2. What is the smallest sum you can make through the maze?
3. What is the largest sum you can make through the maze?
Week 1: Cheeseballs
How many cheeseballs are in the clear container. We filled a large storage container with cheeseballs. However, inside of the large container was also an empty cheeseball tub.
Week 2: Popsicle Sticks
With three popsicle sticks you can make one equilateral triangle. How many equilateral triangles can you make with 4 popsicle sticks? How many with 5? How about 6?
An equilateral triangle has 3 equal sides and 3 equal angles. You were given 6 popsicle sticks that you can move around in order to solve this challenge.
Week 3: Math Book
My History of Mathematics book has 500 pages numbered 1, 2, 3, and so on. How many times does the digit ‘1’ appear in the page numbers? The number 141 would have two 1’s counted.
Week 1: Cheeseballs
How many cheeseballs are in the terrarium?
Week 2: Hundred Grid
Using only the operations -5 and x2, can you find a way to visit all numbers, 1 to 100?
1. Mark a start number on the hundred grid.
2. Now subtract 5 from the number or multiply the number by 2.
3. Mark off your new number.
4. Now use the new number to subtract 5 or multiply by 2, each time marking off the numbers you visit.

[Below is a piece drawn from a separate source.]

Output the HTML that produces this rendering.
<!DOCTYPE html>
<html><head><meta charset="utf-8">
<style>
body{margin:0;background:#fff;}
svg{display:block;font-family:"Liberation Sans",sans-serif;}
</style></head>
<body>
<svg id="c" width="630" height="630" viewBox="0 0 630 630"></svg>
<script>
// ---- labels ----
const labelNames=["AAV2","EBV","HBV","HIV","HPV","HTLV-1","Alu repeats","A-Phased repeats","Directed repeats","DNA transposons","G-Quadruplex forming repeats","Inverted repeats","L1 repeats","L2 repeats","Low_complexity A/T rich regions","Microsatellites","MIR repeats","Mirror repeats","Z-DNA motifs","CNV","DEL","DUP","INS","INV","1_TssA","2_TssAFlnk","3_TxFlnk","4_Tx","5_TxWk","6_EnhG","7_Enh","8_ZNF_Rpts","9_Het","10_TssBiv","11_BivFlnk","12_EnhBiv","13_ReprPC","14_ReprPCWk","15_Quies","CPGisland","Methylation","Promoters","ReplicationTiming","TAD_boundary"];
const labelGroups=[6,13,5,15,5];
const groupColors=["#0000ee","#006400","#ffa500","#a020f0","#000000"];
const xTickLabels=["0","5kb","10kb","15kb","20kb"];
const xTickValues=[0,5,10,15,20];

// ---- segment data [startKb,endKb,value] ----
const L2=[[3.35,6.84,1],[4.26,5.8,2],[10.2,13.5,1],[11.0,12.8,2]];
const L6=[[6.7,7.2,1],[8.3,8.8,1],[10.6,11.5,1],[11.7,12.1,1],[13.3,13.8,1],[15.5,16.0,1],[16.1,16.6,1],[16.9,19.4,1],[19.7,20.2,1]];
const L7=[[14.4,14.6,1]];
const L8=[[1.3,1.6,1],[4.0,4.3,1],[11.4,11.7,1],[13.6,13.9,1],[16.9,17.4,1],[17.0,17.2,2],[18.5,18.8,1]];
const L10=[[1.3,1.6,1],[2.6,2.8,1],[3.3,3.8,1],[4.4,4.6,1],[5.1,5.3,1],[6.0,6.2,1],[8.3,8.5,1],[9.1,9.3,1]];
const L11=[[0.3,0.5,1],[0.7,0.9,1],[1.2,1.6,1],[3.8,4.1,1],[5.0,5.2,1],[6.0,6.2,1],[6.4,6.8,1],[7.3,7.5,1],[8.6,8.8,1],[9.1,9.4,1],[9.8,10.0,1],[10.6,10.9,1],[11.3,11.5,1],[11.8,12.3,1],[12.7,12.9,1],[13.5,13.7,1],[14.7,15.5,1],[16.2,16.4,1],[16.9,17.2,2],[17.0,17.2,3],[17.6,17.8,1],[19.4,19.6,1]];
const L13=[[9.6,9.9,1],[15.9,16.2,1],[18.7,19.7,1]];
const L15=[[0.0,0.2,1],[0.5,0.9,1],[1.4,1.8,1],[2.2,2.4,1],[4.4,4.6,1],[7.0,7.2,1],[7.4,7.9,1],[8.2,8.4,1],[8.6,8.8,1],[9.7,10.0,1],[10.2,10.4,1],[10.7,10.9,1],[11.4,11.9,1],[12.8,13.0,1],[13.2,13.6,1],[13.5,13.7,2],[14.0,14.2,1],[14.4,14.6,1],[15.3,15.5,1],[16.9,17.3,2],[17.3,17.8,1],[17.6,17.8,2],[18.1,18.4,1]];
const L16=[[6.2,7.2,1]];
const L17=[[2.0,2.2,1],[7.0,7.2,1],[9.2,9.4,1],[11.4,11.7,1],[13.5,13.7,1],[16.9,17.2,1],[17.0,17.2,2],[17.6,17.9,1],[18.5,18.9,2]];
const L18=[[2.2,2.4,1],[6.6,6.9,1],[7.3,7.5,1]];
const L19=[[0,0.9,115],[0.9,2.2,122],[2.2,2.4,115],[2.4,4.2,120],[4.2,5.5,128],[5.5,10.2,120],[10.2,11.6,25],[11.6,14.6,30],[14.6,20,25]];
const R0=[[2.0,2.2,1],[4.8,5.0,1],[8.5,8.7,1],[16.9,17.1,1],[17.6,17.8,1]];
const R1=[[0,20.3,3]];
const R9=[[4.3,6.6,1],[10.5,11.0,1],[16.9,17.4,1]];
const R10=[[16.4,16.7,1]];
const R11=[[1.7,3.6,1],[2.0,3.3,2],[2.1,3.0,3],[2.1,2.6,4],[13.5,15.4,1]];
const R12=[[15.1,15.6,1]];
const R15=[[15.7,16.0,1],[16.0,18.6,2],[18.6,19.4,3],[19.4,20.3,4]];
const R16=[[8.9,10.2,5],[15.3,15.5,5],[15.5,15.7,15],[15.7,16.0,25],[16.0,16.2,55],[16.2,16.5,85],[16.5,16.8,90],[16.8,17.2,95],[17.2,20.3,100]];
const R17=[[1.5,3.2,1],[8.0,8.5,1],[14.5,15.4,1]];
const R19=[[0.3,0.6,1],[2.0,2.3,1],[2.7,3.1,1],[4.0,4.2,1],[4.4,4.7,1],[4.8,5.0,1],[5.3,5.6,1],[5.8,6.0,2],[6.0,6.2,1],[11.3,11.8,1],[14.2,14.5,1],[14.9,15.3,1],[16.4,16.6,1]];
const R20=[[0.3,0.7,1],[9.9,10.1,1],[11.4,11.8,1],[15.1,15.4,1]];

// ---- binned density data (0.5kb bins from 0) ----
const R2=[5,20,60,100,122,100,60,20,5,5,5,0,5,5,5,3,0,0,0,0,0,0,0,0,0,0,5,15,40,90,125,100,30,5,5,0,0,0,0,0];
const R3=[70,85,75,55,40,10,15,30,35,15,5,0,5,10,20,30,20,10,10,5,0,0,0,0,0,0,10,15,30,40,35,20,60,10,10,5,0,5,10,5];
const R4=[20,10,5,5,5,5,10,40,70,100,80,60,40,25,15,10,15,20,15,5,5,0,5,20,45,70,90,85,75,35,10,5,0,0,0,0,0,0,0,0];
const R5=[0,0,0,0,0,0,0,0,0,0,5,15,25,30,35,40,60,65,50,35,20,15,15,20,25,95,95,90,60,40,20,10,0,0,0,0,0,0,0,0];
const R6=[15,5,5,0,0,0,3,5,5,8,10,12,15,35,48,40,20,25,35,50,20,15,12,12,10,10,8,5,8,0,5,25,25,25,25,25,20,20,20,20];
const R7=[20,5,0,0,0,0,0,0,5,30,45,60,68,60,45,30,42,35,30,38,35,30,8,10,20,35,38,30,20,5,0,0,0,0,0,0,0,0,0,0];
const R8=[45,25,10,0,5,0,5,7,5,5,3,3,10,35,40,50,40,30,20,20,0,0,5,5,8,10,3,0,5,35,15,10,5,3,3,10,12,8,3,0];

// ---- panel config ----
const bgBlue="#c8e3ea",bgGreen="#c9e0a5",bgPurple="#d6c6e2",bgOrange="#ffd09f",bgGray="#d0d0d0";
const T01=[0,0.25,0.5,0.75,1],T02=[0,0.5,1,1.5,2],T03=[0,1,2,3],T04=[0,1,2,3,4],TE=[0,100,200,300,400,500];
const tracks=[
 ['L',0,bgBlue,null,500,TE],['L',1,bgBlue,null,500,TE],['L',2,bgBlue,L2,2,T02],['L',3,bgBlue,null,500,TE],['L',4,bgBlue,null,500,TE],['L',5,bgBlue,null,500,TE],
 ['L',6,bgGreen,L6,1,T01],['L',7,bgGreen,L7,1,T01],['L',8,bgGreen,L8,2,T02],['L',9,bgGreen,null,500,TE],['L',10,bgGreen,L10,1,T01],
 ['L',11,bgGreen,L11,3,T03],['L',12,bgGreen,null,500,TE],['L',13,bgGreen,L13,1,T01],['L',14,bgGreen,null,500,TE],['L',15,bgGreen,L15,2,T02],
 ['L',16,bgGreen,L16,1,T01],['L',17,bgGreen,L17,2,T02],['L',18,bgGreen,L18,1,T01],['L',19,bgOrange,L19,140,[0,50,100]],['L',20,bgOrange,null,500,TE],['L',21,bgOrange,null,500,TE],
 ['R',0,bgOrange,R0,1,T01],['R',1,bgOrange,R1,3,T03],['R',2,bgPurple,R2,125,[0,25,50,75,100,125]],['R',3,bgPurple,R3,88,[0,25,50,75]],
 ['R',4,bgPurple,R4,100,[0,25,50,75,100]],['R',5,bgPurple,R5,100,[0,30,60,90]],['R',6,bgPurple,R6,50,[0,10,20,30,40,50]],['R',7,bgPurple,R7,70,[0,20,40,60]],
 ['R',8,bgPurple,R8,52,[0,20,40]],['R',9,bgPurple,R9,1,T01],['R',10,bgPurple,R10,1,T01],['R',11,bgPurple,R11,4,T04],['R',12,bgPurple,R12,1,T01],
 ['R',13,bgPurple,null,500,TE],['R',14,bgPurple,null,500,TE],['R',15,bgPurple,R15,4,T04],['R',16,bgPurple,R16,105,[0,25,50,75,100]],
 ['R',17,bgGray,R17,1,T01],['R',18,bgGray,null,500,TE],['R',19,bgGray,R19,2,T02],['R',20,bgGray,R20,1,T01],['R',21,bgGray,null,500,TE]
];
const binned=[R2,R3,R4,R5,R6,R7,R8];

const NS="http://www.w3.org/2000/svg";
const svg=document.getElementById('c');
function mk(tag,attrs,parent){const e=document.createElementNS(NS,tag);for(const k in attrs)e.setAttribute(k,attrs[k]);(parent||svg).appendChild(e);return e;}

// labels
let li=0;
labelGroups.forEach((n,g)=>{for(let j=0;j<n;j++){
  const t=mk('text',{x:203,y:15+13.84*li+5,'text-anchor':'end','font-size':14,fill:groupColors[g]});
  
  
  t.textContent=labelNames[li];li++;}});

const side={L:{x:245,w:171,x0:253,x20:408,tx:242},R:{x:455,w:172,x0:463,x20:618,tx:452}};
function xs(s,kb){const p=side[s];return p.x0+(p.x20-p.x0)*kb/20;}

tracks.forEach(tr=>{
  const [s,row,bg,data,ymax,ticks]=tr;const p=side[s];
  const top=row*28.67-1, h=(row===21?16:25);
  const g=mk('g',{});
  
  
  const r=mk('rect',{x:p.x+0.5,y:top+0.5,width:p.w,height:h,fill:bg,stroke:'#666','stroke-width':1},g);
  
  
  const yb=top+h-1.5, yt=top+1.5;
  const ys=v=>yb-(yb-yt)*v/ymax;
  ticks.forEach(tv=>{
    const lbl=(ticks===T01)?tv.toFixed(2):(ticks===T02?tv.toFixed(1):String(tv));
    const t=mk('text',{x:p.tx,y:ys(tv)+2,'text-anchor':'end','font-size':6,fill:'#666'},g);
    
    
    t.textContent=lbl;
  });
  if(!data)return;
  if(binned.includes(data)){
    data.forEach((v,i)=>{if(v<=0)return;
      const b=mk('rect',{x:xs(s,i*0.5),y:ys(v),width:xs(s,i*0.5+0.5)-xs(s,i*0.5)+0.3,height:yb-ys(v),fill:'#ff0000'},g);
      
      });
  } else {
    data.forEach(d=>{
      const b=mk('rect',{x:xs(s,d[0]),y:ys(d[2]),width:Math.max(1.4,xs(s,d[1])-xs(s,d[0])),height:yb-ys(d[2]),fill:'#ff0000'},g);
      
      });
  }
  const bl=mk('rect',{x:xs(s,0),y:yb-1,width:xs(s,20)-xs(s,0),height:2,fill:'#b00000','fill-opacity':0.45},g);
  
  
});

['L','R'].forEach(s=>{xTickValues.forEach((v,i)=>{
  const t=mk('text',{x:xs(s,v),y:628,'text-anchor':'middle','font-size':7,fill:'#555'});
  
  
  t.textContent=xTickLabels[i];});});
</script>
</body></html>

5. You may visit numbers more than once.
Will you be able to visit every number on the grid at least once?
If YES, what was your start number and the steps you followed?
If NO, why not?
Week 3: Handshakes
Each member of a baseball team and their coaches will shake hands with every coach and player. How many handshakes will there be? The Red Sox team has 10 players and 4 coaches. At the end of the last game the players and coaches all shook hands with each other.
Week 4: Weights
Determine the weight of each kind of ball using the picture of three scales below. Assume that all soccer balls in the picture weigh the same, all baseballs weigh the same, and all tennis balls weigh the same. Assume that all weights are whole numbers. You will not need decimals.